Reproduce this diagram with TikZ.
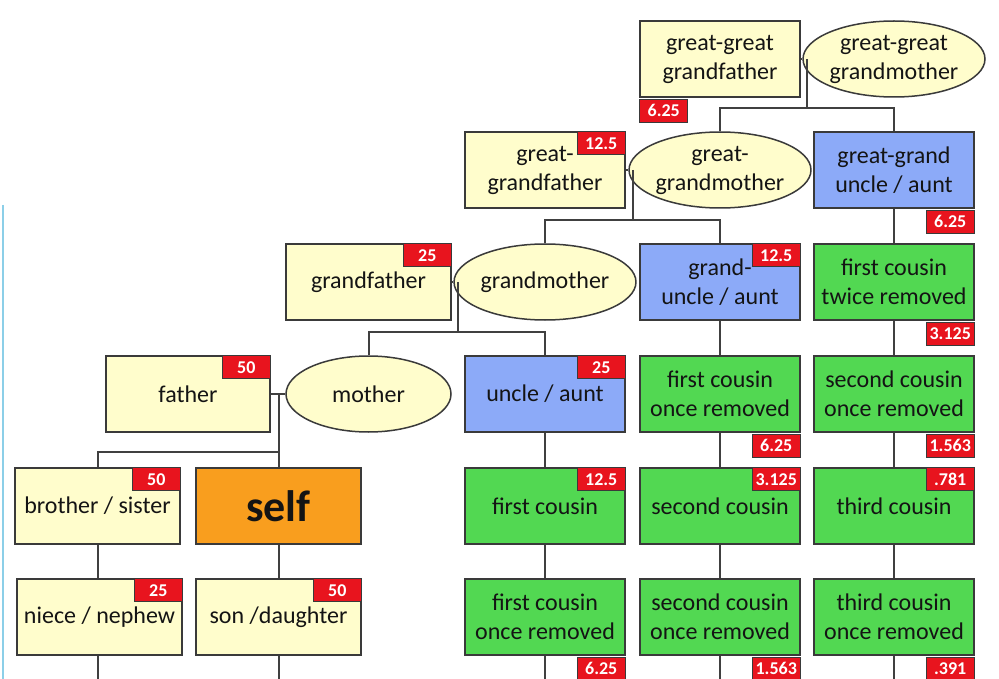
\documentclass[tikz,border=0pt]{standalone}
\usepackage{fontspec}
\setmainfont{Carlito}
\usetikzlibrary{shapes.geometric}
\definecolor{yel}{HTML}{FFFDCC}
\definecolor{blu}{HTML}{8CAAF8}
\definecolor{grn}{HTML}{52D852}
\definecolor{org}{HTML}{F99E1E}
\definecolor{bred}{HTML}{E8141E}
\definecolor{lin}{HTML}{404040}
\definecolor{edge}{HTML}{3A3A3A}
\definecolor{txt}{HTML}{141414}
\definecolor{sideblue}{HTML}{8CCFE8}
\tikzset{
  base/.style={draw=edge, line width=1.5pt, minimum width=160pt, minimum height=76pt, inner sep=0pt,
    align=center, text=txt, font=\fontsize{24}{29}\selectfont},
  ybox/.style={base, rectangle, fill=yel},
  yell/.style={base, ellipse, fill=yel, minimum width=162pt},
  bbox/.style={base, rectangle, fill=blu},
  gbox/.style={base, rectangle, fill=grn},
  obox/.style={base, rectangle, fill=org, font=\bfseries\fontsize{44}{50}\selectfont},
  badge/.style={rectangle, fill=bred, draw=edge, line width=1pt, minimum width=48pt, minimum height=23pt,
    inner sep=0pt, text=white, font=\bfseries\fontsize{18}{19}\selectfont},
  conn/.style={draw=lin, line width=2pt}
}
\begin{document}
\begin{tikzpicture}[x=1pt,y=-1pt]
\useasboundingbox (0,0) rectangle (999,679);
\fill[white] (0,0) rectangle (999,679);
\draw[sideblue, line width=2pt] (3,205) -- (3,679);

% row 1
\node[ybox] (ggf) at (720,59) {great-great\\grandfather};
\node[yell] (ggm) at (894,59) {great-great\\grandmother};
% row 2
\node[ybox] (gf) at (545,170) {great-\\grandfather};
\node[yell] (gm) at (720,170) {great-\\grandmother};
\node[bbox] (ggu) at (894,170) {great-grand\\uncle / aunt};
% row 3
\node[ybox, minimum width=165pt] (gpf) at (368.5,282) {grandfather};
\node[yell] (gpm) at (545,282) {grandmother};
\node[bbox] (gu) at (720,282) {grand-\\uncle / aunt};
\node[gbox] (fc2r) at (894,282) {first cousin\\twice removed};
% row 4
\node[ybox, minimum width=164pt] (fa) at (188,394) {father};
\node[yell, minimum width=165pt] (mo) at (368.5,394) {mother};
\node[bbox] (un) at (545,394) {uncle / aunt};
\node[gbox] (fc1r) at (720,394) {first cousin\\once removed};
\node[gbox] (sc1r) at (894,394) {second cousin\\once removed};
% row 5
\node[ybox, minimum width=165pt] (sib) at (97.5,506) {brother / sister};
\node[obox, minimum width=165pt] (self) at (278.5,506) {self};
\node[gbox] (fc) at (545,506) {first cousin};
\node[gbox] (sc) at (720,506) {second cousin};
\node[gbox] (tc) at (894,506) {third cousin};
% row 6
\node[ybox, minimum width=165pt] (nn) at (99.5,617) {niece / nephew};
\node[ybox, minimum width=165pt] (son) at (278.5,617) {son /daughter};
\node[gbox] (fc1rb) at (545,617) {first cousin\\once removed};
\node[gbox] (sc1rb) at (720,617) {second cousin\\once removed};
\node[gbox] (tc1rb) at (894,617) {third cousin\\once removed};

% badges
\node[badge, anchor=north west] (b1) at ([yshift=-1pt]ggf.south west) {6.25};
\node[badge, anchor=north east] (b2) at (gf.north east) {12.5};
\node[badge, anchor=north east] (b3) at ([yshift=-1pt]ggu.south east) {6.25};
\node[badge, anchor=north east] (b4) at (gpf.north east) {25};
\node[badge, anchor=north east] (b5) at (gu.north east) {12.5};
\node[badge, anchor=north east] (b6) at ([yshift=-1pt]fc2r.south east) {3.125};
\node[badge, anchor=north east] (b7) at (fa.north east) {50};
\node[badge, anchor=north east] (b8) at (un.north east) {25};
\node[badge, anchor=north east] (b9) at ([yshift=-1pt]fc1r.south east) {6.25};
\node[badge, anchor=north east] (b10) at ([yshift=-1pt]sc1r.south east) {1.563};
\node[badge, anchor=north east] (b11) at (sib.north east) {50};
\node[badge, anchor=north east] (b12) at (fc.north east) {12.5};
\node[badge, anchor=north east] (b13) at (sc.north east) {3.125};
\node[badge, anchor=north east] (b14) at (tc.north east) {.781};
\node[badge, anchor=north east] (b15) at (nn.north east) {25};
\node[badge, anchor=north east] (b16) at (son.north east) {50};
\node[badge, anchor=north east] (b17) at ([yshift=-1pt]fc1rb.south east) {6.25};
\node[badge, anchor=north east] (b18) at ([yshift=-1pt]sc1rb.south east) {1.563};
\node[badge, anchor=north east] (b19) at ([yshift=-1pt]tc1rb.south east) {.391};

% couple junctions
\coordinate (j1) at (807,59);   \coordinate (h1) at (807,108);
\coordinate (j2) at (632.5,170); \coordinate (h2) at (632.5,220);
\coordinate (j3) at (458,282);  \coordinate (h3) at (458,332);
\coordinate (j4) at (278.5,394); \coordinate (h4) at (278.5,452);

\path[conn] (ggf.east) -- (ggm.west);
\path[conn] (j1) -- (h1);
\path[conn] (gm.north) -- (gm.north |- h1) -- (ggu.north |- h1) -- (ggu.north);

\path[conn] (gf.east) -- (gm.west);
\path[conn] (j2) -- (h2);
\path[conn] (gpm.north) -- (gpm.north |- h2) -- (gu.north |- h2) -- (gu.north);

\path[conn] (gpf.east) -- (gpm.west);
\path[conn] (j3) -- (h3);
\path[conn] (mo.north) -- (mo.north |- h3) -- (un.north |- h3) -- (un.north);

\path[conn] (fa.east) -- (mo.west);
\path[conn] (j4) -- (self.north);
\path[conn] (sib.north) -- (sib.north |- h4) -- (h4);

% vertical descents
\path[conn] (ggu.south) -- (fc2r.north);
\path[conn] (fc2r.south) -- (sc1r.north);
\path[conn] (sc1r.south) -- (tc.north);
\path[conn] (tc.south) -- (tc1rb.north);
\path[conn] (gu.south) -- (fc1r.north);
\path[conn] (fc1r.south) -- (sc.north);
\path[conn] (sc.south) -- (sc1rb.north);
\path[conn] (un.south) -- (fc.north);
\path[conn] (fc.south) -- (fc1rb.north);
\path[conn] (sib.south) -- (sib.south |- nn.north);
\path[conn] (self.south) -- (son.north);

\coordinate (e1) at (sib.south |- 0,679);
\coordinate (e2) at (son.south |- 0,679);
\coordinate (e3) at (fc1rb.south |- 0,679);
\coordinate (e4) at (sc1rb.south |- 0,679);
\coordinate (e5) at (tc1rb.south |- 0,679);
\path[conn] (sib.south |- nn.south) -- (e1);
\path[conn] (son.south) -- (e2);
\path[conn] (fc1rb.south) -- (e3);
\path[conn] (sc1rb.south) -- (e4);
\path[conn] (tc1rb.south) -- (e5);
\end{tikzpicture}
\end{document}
# # # # #
What you will do.
Take the listing above and print it exactly, apart from the pictures.

Answer to this task.
Reproduce this diagram with TikZ.
\documentclass[tikz,border=0pt]{standalone}
\usepackage{fontspec}
\setmainfont{Carlito}
\usetikzlibrary{shapes.geometric}
\definecolor{yel}{HTML}{FFFDCC}
\definecolor{blu}{HTML}{8CAAF8}
\definecolor{grn}{HTML}{52D852}
\definecolor{org}{HTML}{F99E1E}
\definecolor{bred}{HTML}{E8141E}
\definecolor{lin}{HTML}{404040}
\definecolor{edge}{HTML}{3A3A3A}
\definecolor{txt}{HTML}{141414}
\definecolor{sideblue}{HTML}{8CCFE8}
\tikzset{
  base/.style={draw=edge, line width=1.5pt, minimum width=160pt, minimum height=76pt, inner sep=0pt,
    align=center, text=txt, font=\fontsize{24}{29}\selectfont},
  ybox/.style={base, rectangle, fill=yel},
  yell/.style={base, ellipse, fill=yel, minimum width=162pt},
  bbox/.style={base, rectangle, fill=blu},
  gbox/.style={base, rectangle, fill=grn},
  obox/.style={base, rectangle, fill=org, font=\bfseries\fontsize{44}{50}\selectfont},
  badge/.style={rectangle, fill=bred, draw=edge, line width=1pt, minimum width=48pt, minimum height=23pt,
    inner sep=0pt, text=white, font=\bfseries\fontsize{18}{19}\selectfont},
  conn/.style={draw=lin, line width=2pt}
}
\begin{document}
\begin{tikzpicture}[x=1pt,y=-1pt]
\useasboundingbox (0,0) rectangle (999,679);
\fill[white] (0,0) rectangle (999,679);
\draw[sideblue, line width=2pt] (3,205) -- (3,679);

% row 1
\node[ybox] (ggf) at (720,59) {great-great\\grandfather};
\node[yell] (ggm) at (894,59) {great-great\\grandmother};
% row 2
\node[ybox] (gf) at (545,170) {great-\\grandfather};
\node[yell] (gm) at (720,170) {great-\\grandmother};
\node[bbox] (ggu) at (894,170) {great-grand\\uncle / aunt};
% row 3
\node[ybox, minimum width=165pt] (gpf) at (368.5,282) {grandfather};
\node[yell] (gpm) at (545,282) {grandmother};
\node[bbox] (gu) at (720,282) {grand-\\uncle / aunt};
\node[gbox] (fc2r) at (894,282) {first cousin\\twice removed};
% row 4
\node[ybox, minimum width=164pt] (fa) at (188,394) {father};
\node[yell, minimum width=165pt] (mo) at (368.5,394) {mother};
\node[bbox] (un) at (545,394) {uncle / aunt};
\node[gbox] (fc1r) at (720,394) {first cousin\\once removed};
\node[gbox] (sc1r) at (894,394) {second cousin\\once removed};
% row 5
\node[ybox, minimum width=165pt] (sib) at (97.5,506) {brother / sister};
\node[obox, minimum width=165pt] (self) at (278.5,506) {self};
\node[gbox] (fc) at (545,506) {first cousin};
\node[gbox] (sc) at (720,506) {second cousin};
\node[gbox] (tc) at (894,506) {third cousin};
% row 6
\node[ybox, minimum width=165pt] (nn) at (99.5,617) {niece / nephew};
\node[ybox, minimum width=165pt] (son) at (278.5,617) {son /daughter};
\node[gbox] (fc1rb) at (545,617) {first cousin\\once removed};
\node[gbox] (sc1rb) at (720,617) {second cousin\\once removed};
\node[gbox] (tc1rb) at (894,617) {third cousin\\once removed};

% badges
\node[badge, anchor=north west] (b1) at ([yshift=-1pt]ggf.south west) {6.25};
\node[badge, anchor=north east] (b2) at (gf.north east) {12.5};
\node[badge, anchor=north east] (b3) at ([yshift=-1pt]ggu.south east) {6.25};
\node[badge, anchor=north east] (b4) at (gpf.north east) {25};
\node[badge, anchor=north east] (b5) at (gu.north east) {12.5};
\node[badge, anchor=north east] (b6) at ([yshift=-1pt]fc2r.south east) {3.125};
\node[badge, anchor=north east] (b7) at (fa.north east) {50};
\node[badge, anchor=north east] (b8) at (un.north east) {25};
\node[badge, anchor=north east] (b9) at ([yshift=-1pt]fc1r.south east) {6.25};
\node[badge, anchor=north east] (b10) at ([yshift=-1pt]sc1r.south east) {1.563};
\node[badge, anchor=north east] (b11) at (sib.north east) {50};
\node[badge, anchor=north east] (b12) at (fc.north east) {12.5};
\node[badge, anchor=north east] (b13) at (sc.north east) {3.125};
\node[badge, anchor=north east] (b14) at (tc.north east) {.781};
\node[badge, anchor=north east] (b15) at (nn.north east) {25};
\node[badge, anchor=north east] (b16) at (son.north east) {50};
\node[badge, anchor=north east] (b17) at ([yshift=-1pt]fc1rb.south east) {6.25};
\node[badge, anchor=north east] (b18) at ([yshift=-1pt]sc1rb.south east) {1.563};
\node[badge, anchor=north east] (b19) at ([yshift=-1pt]tc1rb.south east) {.391};

% couple junctions
\coordinate (j1) at (807,59);   \coordinate (h1) at (807,108);
\coordinate (j2) at (632.5,170); \coordinate (h2) at (632.5,220);
\coordinate (j3) at (458,282);  \coordinate (h3) at (458,332);
\coordinate (j4) at (278.5,394); \coordinate (h4) at (278.5,452);

\path[conn] (ggf.east) -- (ggm.west);
\path[conn] (j1) -- (h1);
\path[conn] (gm.north) -- (gm.north |- h1) -- (ggu.north |- h1) -- (ggu.north);

\path[conn] (gf.east) -- (gm.west);
\path[conn] (j2) -- (h2);
\path[conn] (gpm.north) -- (gpm.north |- h2) -- (gu.north |- h2) -- (gu.north);

\path[conn] (gpf.east) -- (gpm.west);
\path[conn] (j3) -- (h3);
\path[conn] (mo.north) -- (mo.north |- h3) -- (un.north |- h3) -- (un.north);

\path[conn] (fa.east) -- (mo.west);
\path[conn] (j4) -- (self.north);
\path[conn] (sib.north) -- (sib.north |- h4) -- (h4);

% vertical descents
\path[conn] (ggu.south) -- (fc2r.north);
\path[conn] (fc2r.south) -- (sc1r.north);
\path[conn] (sc1r.south) -- (tc.north);
\path[conn] (tc.south) -- (tc1rb.north);
\path[conn] (gu.south) -- (fc1r.north);
\path[conn] (fc1r.south) -- (sc.north);
\path[conn] (sc.south) -- (sc1rb.north);
\path[conn] (un.south) -- (fc.north);
\path[conn] (fc.south) -- (fc1rb.north);
\path[conn] (sib.south) -- (sib.south |- nn.north);
\path[conn] (self.south) -- (son.north);

\coordinate (e1) at (sib.south |- 0,679);
\coordinate (e2) at (son.south |- 0,679);
\coordinate (e3) at (fc1rb.south |- 0,679);
\coordinate (e4) at (sc1rb.south |- 0,679);
\coordinate (e5) at (tc1rb.south |- 0,679);
\path[conn] (sib.south |- nn.south) -- (e1);
\path[conn] (son.south) -- (e2);
\path[conn] (fc1rb.south) -- (e3);
\path[conn] (sc1rb.south) -- (e4);
\path[conn] (tc1rb.south) -- (e5);
\end{tikzpicture}
\end{document}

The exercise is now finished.